### [Short problem]
Give the data again exactly as written, skipping any pictures.

### [Given material]
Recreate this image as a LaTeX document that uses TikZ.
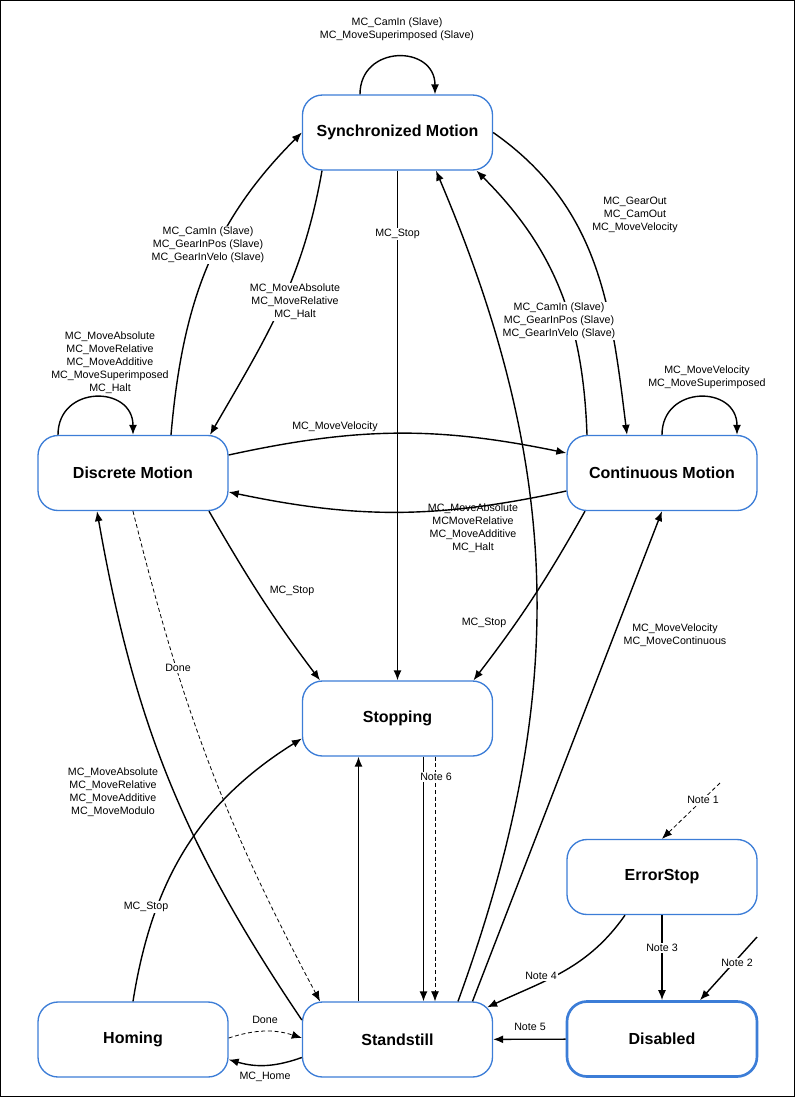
\documentclass[tikz,border=0pt]{standalone}
\usepackage{fontspec}
\setmainfont{Liberation Sans}
\usepackage{tikz}
\usetikzlibrary{arrows.meta, calc}
\definecolor{boxblue}{RGB}{60,125,215}

\begin{document}
\begin{tikzpicture}[x=0.75pt, y=-0.75pt,
				>={Latex[length=7.5pt,width=6pt]},
				line width=1.05pt,
				state/.style={draw=boxblue, line width=1pt, rounded corners=15pt, fill=white,
					minimum width=142.5pt, minimum height=56.25pt,
					font=\bfseries\fontsize{12}{14}\selectfont},
				lbl/.style={font=\fontsize{8}{9.75}\selectfont, align=center, inner sep=1pt},
				wlbl/.style={lbl, fill=white},
				dashline/.style={line width=0.6pt, dash pattern=on 3pt off 2pt}]
				\useasboundingbox (0,0) rectangle (795,1097);
				\draw[line width=1pt] (0.7,0.7) rectangle (794.3,1096.3);
				\node[state] at (397.5,132.5) (sync) {Synchronized Motion};
				\node[state] at (133,473) (disc) {Discrete Motion};
				\node[state] at (662,473) (cont) {Continuous Motion};
				\node[state] at (397.5,718.5) (stop) {Stopping};
				\node[state] at (662,877) (err) {ErrorStop};
				\node[state, line width=2pt] at (662,1039) (dis) {Disabled};
				\node[state] at (133,1039.5) (hom) {Homing};
				\node[state] at (397.5,1039.5) (stand) {Standstill};
				\coordinate (n1) at (720,783);
				\coordinate (n2) at (757,937);
				\draw[->] ($(sync.north)+(-37.5,0)$) .. controls +(0,-50) and +(0,-50) .. ($(sync.north)+(37.5,0)$);
				\draw[->] ($(disc.north)+(38,0)$) to[out=85, in=225] (sync.west);
				\draw[->] ($(sync.south)+(-75.5,0)$) to[out=-100, in=60] ($(disc.north)+(77,0)$);
				\draw[->] (sync) -- (stop);
				\draw[->] (sync.east) to[out=-35, in=97] ($(cont.north)+(-35,0)$);
				\draw[->] ($(cont.north)+(-75,0)$) to[out=92, in=-45] ($(sync.south)+(79,0)$);
				\draw[->] (cont.north) .. controls +(0,-50) and +(0,-50) .. ($(cont.north)+(75,0)$);
				\draw[->] ($(disc.north)+(-75,0)$) .. controls +(0,-50) and +(0,-50) .. (disc.north);
				\draw[->] ($(disc.east)+(0,-18)$) to[bend left=12] ($(cont.west)+(0,-20)$);
				\draw[->] ($(cont.west)+(0,18)$) to[bend left=12] ($(disc.east)+(0,19)$);
				\draw[->] ($(disc.south)+(76,0)$) to[out=-60, in=127] ($(stop.north)+(-77.5,0)$);
				\draw[->] ($(cont.south)+(-77,0)$) to[bend left=4] ($(stop.north)+(76,0)$);
				\draw[->] ($(stand.west)+(0,-19.5)$) to[out=124, in=-80] ($(disc.south)+(-36,0)$);
				\draw[->, dashline] (disc.south) to[out=-76, in=118] ($(stand.north)+(-77.5,0)$);
				\draw[->] (hom.north) to[out=81, in=212] ($(stop.west)+(0,20)$);
				\draw[->] ($(stand.north)+(-39,0)$) -- ($(stop.south)+(-39,0)$);
				\draw[->] ($(stop.south)+(26,0)$) -- ($(stand.north)+(26,0)$);
				\draw[->, dashline] ($(stop.south)+(37.5,0)$) -- ($(stand.north)+(37.5,0)$);
				\draw[->] ($(stand.north)+(60.5,0)$) to[out=70, in=-67] ($(sync.south)+(38.5,0)$);
				\draw[->] ($(stand.north)+(75,0)$) -- (cont.south);
				\draw[->] ($(err.south)+(-37,0)$) to[out=-125, in=25] ($(stand.north east)+(-6,6)$);
				\draw[->] (err) -- (dis);
				\draw[->] (n2) -- ($(dis.north)+(38,0)$);
				\draw[->, dashline] (n1) -- (err.north);
				\draw[->] (dis) -- (stand);
				\draw[->, dashline] ($(hom.east)+(0,-1.5)$) to[bend left=18] ($(stand.west)+(0,-1.5)$);
				\draw[->] ($(stand.west)+(0,18)$) to[bend left=18] ($(hom.east)+(0,20)$);
				\node[lbl] (lsyncloop) at (397,29) {MC\_CamIn (Slave)\\MC\_MoveSuperimposed (Slave)};
				\node[wlbl] (ldisctosync) at (208,245) {MC\_CamIn (Slave)\\MC\_GearInPos (Slave)\\MC\_GearInVelo (Slave)};
				\node[wlbl] (lsynctodisc) at (295,302) {MC\_MoveAbsolute\\MC\_MoveRelative\\MC\_Halt};
				\node[wlbl] (lsynctostop) at (397.5,234) {MC\_Stop};
				\node[lbl] (lsynctocont) at (635,215) {MC\_GearOut\\MC\_CamOut\\MC\_MoveVelocity};
				\node[wlbl] (lconttosync) at (559,321) {MC\_CamIn (Slave)\\MC\_GearInPos (Slave)\\MC\_GearInVelo (Slave)};
				\node[lbl] (lcontloop) at (707,377) {MC\_MoveVelocity\\MC\_MoveSuperimposed};
				\node[lbl] (ldiscloop) at (110,362.5) {MC\_MoveAbsolute\\MC\_MoveRelative\\MC\_MoveAdditive\\MC\_MoveSuperimposed\\MC\_Halt};
				\node[lbl] (ldisctocont) at (335,427) {MC\_MoveVelocity};
				\node[lbl] (lconttodisc) at (473,528.5) {MC\_MoveAbsolute\\MCMoveRelative\\MC\_MoveAdditive\\MC\_Halt};
				\node[lbl] (ldisctostop) at (292,591) {MC\_Stop};
				\node[lbl] (lconttostop) at (484,623) {MC\_Stop};
				\node[lbl] (lstandtodisc) at (113,792.5) {MC\_MoveAbsolute\\MC\_MoveRelative\\MC\_MoveAdditive\\MC\_MoveModulo};
				\node[wlbl] (ldone) at (178,668) {Done};
				\node[wlbl] (lhomtostop) at (146,907) {MC\_Stop};
				\node[wlbl] (lnote6) at (436,777) {Note 6};
				\node[lbl] (lstandtocont) at (675,635.5) {MC\_MoveVelocity\\MC\_MoveContinuous};
				\node[wlbl] (lnote4) at (541,976) {Note 4};
				\node[wlbl] (lnote3) at (662,948) {Note 3};
				\node[wlbl] (lnote2) at (737,963) {Note 2};
				\node[wlbl] (lnote1) at (703,800) {Note 1};
				\node[lbl] (lnote5) at (530,1027) {Note 5};
				\node[lbl] (lhomdone) at (265,1020) {Done};
				\node[lbl] (lhome) at (265,1077) {MC\_Home};
			\end{tikzpicture}
\end{document}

### [Solution to this exercise]
Recreate this image as a LaTeX document that uses TikZ.
\documentclass[tikz,border=0pt]{standalone}
\usepackage{fontspec}
\setmainfont{Liberation Sans}
\usepackage{tikz}
\usetikzlibrary{arrows.meta, calc}
\definecolor{boxblue}{RGB}{60,125,215}

\begin{document}
\begin{tikzpicture}[x=0.75pt, y=-0.75pt,
				>={Latex[length=7.5pt,width=6pt]},
				line width=1.05pt,
				state/.style={draw=boxblue, line width=1pt, rounded corners=15pt, fill=white,
					minimum width=142.5pt, minimum height=56.25pt,
					font=\bfseries\fontsize{12}{14}\selectfont},
				lbl/.style={font=\fontsize{8}{9.75}\selectfont, align=center, inner sep=1pt},
				wlbl/.style={lbl, fill=white},
				dashline/.style={line width=0.6pt, dash pattern=on 3pt off 2pt}]
				\useasboundingbox (0,0) rectangle (795,1097);
				\draw[line width=1pt] (0.7,0.7) rectangle (794.3,1096.3);
				\node[state] at (397.5,132.5) (sync) {Synchronized Motion};
				\node[state] at (133,473) (disc) {Discrete Motion};
				\node[state] at (662,473) (cont) {Continuous Motion};
				\node[state] at (397.5,718.5) (stop) {Stopping};
				\node[state] at (662,877) (err) {ErrorStop};
				\node[state, line width=2pt] at (662,1039) (dis) {Disabled};
				\node[state] at (133,1039.5) (hom) {Homing};
				\node[state] at (397.5,1039.5) (stand) {Standstill};
				\coordinate (n1) at (720,783);
				\coordinate (n2) at (757,937);
				\draw[->] ($(sync.north)+(-37.5,0)$) .. controls +(0,-50) and +(0,-50) .. ($(sync.north)+(37.5,0)$);
				\draw[->] ($(disc.north)+(38,0)$) to[out=85, in=225] (sync.west);
				\draw[->] ($(sync.south)+(-75.5,0)$) to[out=-100, in=60] ($(disc.north)+(77,0)$);
				\draw[->] (sync) -- (stop);
				\draw[->] (sync.east) to[out=-35, in=97] ($(cont.north)+(-35,0)$);
				\draw[->] ($(cont.north)+(-75,0)$) to[out=92, in=-45] ($(sync.south)+(79,0)$);
				\draw[->] (cont.north) .. controls +(0,-50) and +(0,-50) .. ($(cont.north)+(75,0)$);
				\draw[->] ($(disc.north)+(-75,0)$) .. controls +(0,-50) and +(0,-50) .. (disc.north);
				\draw[->] ($(disc.east)+(0,-18)$) to[bend left=12] ($(cont.west)+(0,-20)$);
				\draw[->] ($(cont.west)+(0,18)$) to[bend left=12] ($(disc.east)+(0,19)$);
				\draw[->] ($(disc.south)+(76,0)$) to[out=-60, in=127] ($(stop.north)+(-77.5,0)$);
				\draw[->] ($(cont.south)+(-77,0)$) to[bend left=4] ($(stop.north)+(76,0)$);
				\draw[->] ($(stand.west)+(0,-19.5)$) to[out=124, in=-80] ($(disc.south)+(-36,0)$);
				\draw[->, dashline] (disc.south) to[out=-76, in=118] ($(stand.north)+(-77.5,0)$);
				\draw[->] (hom.north) to[out=81, in=212] ($(stop.west)+(0,20)$);
				\draw[->] ($(stand.north)+(-39,0)$) -- ($(stop.south)+(-39,0)$);
				\draw[->] ($(stop.south)+(26,0)$) -- ($(stand.north)+(26,0)$);
				\draw[->, dashline] ($(stop.south)+(37.5,0)$) -- ($(stand.north)+(37.5,0)$);
				\draw[->] ($(stand.north)+(60.5,0)$) to[out=70, in=-67] ($(sync.south)+(38.5,0)$);
				\draw[->] ($(stand.north)+(75,0)$) -- (cont.south);
				\draw[->] ($(err.south)+(-37,0)$) to[out=-125, in=25] ($(stand.north east)+(-6,6)$);
				\draw[->] (err) -- (dis);
				\draw[->] (n2) -- ($(dis.north)+(38,0)$);
				\draw[->, dashline] (n1) -- (err.north);
				\draw[->] (dis) -- (stand);
				\draw[->, dashline] ($(hom.east)+(0,-1.5)$) to[bend left=18] ($(stand.west)+(0,-1.5)$);
				\draw[->] ($(stand.west)+(0,18)$) to[bend left=18] ($(hom.east)+(0,20)$);
				\node[lbl] (lsyncloop) at (397,29) {MC\_CamIn (Slave)\\MC\_MoveSuperimposed (Slave)};
				\node[wlbl] (ldisctosync) at (208,245) {MC\_CamIn (Slave)\\MC\_GearInPos (Slave)\\MC\_GearInVelo (Slave)};
				\node[wlbl] (lsynctodisc) at (295,302) {MC\_MoveAbsolute\\MC\_MoveRelative\\MC\_Halt};
				\node[wlbl] (lsynctostop) at (397.5,234) {MC\_Stop};
				\node[lbl] (lsynctocont) at (635,215) {MC\_GearOut\\MC\_CamOut\\MC\_MoveVelocity};
				\node[wlbl] (lconttosync) at (559,321) {MC\_CamIn (Slave)\\MC\_GearInPos (Slave)\\MC\_GearInVelo (Slave)};
				\node[lbl] (lcontloop) at (707,377) {MC\_MoveVelocity\\MC\_MoveSuperimposed};
				\node[lbl] (ldiscloop) at (110,362.5) {MC\_MoveAbsolute\\MC\_MoveRelative\\MC\_MoveAdditive\\MC\_MoveSuperimposed\\MC\_Halt};
				\node[lbl] (ldisctocont) at (335,427) {MC\_MoveVelocity};
				\node[lbl] (lconttodisc) at (473,528.5) {MC\_MoveAbsolute\\MCMoveRelative\\MC\_MoveAdditive\\MC\_Halt};
				\node[lbl] (ldisctostop) at (292,591) {MC\_Stop};
				\node[lbl] (lconttostop) at (484,623) {MC\_Stop};
				\node[lbl] (lstandtodisc) at (113,792.5) {MC\_MoveAbsolute\\MC\_MoveRelative\\MC\_MoveAdditive\\MC\_MoveModulo};
				\node[wlbl] (ldone) at (178,668) {Done};
				\node[wlbl] (lhomtostop) at (146,907) {MC\_Stop};
				\node[wlbl] (lnote6) at (436,777) {Note 6};
				\node[lbl] (lstandtocont) at (675,635.5) {MC\_MoveVelocity\\MC\_MoveContinuous};
				\node[wlbl] (lnote4) at (541,976) {Note 4};
				\node[wlbl] (lnote3) at (662,948) {Note 3};
				\node[wlbl] (lnote2) at (737,963) {Note 2};
				\node[wlbl] (lnote1) at (703,800) {Note 1};
				\node[lbl] (lnote5) at (530,1027) {Note 5};
				\node[lbl] (lhomdone) at (265,1020) {Done};
				\node[lbl] (lhome) at (265,1077) {MC\_Home};
			\end{tikzpicture}
\end{document}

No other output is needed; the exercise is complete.